### PROBLEM TO WORK ON:
Print exactly those lines that run from the beginning of the data to the line bearing "import plotly.graph_objects as go", inclusive.

### COLLECTED DATA:
• • • • •

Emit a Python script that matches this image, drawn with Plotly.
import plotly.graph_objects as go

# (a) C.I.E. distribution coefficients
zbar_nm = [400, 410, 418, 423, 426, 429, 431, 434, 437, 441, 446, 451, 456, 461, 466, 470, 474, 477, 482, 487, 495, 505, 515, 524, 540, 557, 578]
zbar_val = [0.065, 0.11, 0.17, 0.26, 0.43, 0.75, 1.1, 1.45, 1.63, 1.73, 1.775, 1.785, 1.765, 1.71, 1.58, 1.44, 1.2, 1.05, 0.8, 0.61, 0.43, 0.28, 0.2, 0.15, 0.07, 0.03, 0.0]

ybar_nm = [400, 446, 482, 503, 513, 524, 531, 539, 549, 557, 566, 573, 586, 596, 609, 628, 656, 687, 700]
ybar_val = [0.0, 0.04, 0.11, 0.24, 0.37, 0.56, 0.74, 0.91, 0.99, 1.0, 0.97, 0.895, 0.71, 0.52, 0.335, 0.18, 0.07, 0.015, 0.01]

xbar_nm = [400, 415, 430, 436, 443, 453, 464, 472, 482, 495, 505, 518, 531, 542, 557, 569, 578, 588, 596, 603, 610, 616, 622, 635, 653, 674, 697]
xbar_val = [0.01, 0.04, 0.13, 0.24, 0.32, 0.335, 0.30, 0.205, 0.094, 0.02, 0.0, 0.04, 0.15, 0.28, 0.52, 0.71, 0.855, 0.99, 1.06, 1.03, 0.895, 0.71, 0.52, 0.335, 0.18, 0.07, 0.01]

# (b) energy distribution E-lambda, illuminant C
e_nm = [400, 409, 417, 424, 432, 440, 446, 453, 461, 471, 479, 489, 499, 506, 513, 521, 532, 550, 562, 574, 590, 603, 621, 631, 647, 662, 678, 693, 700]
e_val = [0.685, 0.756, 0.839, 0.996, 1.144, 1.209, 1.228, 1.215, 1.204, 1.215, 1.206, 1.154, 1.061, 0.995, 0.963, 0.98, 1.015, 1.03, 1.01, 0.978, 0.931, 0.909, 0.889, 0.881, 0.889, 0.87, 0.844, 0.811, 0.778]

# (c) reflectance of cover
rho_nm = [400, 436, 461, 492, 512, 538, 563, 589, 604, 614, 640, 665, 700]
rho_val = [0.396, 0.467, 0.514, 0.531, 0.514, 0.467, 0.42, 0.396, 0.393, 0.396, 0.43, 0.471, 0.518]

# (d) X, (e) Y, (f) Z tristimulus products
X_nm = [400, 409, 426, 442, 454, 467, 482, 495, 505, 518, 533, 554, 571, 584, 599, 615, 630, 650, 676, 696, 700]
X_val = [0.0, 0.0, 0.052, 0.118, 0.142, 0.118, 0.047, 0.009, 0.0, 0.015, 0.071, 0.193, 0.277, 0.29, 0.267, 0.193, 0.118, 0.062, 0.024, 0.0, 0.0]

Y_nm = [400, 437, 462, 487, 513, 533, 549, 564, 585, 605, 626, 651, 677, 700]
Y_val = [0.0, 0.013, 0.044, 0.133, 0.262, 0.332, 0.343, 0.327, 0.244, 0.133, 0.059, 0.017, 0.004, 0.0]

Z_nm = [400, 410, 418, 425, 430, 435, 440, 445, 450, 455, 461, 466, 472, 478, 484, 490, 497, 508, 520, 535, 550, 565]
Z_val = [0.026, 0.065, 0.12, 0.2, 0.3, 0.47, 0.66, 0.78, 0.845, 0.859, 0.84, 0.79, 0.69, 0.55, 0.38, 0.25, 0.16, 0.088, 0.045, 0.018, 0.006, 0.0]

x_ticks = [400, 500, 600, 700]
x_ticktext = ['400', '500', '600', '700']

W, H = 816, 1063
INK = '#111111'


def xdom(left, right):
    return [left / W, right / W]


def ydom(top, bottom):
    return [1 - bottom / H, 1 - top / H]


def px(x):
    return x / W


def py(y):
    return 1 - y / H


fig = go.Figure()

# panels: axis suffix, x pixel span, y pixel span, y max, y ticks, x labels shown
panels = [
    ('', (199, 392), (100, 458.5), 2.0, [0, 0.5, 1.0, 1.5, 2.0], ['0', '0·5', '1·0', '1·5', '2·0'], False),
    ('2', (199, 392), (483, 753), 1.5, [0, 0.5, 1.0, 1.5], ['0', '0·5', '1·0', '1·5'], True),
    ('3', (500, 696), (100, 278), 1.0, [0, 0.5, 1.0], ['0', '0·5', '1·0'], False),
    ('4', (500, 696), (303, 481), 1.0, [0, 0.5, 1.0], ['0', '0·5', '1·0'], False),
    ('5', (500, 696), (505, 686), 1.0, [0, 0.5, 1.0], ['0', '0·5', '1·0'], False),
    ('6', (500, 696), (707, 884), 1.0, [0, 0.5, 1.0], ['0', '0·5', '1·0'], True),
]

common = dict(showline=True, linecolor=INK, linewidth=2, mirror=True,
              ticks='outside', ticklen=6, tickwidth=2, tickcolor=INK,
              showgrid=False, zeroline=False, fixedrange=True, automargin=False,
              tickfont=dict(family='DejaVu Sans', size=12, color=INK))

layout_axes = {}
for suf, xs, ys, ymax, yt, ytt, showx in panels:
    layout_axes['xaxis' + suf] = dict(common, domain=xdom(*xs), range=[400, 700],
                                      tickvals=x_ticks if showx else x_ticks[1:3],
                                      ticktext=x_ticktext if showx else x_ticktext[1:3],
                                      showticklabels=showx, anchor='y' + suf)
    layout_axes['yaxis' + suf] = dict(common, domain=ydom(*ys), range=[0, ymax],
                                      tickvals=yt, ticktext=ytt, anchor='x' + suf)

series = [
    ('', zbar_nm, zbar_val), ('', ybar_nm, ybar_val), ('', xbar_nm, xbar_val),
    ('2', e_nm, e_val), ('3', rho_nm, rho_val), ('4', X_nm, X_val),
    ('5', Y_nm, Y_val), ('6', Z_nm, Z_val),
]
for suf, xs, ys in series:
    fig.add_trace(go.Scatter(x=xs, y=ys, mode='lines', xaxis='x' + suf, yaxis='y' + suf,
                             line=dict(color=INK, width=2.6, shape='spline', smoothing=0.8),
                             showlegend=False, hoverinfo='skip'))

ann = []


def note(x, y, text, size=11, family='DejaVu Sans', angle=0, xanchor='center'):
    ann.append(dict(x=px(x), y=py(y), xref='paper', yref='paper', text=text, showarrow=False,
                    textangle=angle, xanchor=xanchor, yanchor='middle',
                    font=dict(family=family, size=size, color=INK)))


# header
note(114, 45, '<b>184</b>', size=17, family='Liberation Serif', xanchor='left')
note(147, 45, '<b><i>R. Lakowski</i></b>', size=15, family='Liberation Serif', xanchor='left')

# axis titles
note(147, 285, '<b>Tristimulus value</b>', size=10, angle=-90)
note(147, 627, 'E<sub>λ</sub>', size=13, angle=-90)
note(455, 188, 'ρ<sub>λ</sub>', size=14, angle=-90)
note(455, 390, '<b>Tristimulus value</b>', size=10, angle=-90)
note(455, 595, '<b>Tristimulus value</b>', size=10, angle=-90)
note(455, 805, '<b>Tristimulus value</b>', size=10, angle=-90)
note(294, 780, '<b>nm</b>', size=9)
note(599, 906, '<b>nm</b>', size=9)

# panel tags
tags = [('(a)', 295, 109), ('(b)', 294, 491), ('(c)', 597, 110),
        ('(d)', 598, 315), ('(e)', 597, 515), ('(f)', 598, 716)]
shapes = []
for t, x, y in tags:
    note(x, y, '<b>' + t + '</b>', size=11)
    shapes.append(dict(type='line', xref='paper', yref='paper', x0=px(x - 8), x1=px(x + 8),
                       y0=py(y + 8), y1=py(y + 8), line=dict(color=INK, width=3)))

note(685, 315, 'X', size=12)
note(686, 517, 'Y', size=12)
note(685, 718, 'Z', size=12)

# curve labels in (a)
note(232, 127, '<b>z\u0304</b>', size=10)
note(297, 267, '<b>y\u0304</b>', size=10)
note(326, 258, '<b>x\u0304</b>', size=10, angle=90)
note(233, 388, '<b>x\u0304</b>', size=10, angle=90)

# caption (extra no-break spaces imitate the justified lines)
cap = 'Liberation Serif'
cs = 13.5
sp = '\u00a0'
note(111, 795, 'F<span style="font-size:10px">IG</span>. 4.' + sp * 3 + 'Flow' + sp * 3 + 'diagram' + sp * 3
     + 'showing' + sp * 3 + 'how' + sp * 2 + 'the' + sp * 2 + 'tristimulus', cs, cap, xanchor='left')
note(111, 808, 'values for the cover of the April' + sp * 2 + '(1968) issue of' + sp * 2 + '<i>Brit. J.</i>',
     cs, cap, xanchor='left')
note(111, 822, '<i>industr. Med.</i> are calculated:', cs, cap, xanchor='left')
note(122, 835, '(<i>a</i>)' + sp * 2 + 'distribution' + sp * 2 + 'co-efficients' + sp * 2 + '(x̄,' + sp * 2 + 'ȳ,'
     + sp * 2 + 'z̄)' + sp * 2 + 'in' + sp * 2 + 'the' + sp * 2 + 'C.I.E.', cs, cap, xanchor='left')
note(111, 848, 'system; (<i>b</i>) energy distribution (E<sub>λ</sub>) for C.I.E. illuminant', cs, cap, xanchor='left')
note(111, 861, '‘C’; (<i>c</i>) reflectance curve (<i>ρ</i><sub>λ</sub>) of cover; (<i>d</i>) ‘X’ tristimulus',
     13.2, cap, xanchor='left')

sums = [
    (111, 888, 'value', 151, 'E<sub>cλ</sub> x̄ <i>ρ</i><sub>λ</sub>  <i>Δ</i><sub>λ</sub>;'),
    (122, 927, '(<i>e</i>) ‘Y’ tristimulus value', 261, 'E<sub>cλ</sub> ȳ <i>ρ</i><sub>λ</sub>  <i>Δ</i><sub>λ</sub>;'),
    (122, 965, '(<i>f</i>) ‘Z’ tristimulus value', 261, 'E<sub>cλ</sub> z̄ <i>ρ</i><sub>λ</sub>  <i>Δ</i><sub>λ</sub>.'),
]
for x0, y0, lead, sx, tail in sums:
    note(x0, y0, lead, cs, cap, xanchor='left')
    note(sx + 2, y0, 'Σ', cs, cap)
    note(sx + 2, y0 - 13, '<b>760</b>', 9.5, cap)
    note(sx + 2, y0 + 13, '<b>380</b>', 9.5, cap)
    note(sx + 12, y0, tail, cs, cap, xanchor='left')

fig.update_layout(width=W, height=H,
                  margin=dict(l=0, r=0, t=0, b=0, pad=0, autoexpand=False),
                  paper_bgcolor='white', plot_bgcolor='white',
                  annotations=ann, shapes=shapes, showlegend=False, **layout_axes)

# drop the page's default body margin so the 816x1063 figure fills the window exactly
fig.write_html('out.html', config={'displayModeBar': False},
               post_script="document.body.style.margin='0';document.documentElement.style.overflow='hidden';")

• • • • •

### WRITTEN ANSWER:
Emit a Python script that matches this image, drawn with Plotly.
import plotly.graph_objects as go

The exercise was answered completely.